During its recent Worldwide Developer Conference, Apple quietly slipped some language into the App Store review guidelines that prevent anyone from using iPhones and iPads to mine cryptocurrency. Spotted by AppleInsider, the new rules say that “apps, including any third part advertisements displayed within them, may not run unrelated background processes, such as cryptocurrency mining.” The rules appear to be an attempt to nip any kind of “crypto-jacking,” an increasingly common scam that hijacks a small portion of a users’ device to mine cryptocurrency without them realizing.
In perhaps somewhat related news, Bitcoin (and most other cryptocurrencies) have fallen nearly 8% in value over the last day, following the hack of South Korean crypto exchange Coinrail over the weekend. Bitcoin is now sitting at around $6,750, while the global crypto market lost an estimated $42 billion in value as a result of the hack. News about Apple’s changes to the App Store aren’t likely to play particularly well.
Apple’s ban on mining is part of a new and improved set of rules on how cryptocurrencies can exist on the App Store:
Cryptocurrencies:
- (i) Wallets: Apps may facilitate virtual currency storage, provided they are offered by developers enrolled as an organization.

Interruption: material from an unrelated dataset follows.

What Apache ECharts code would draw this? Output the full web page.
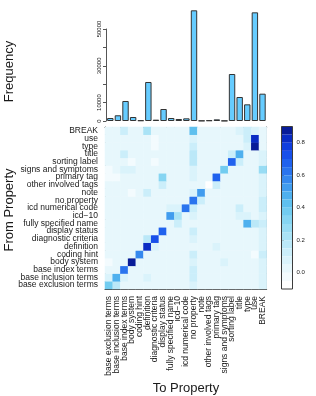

- (ii) Mining: Apps may not mine for cryptocurrencies unless the processing is performed off device (e.g. cloud-based mining).
- (iii) Exchanges: Apps may facilitate transactions or transmissions of cryptocurrency on an approved exchange, provided they are offered by the exchange itself.
- (iv) Initial Coin Offerings: Apps facilitating Initial Coin Offerings (“ICOs”), cryptocurrency futures trading, and other crypto-securities or quasi-securities trading must come from established banks, securities firms, futures commission merchants (“FCM”), or other approved financial institutions and must comply with all applicable law.
- (v) Cryptocurrency apps may not offer currency for completing tasks, such as downloading other apps, encouraging other users to download, posting to social networks, etc.
Some of this will actually be good news for crypto investors. Exchanges can offer fully-featured apps offering trading abilities, as long as the apps are issued by the exchanges themselves and not third parties. Crypto wallets are also now officially legal, settling a gray area that has existed for months.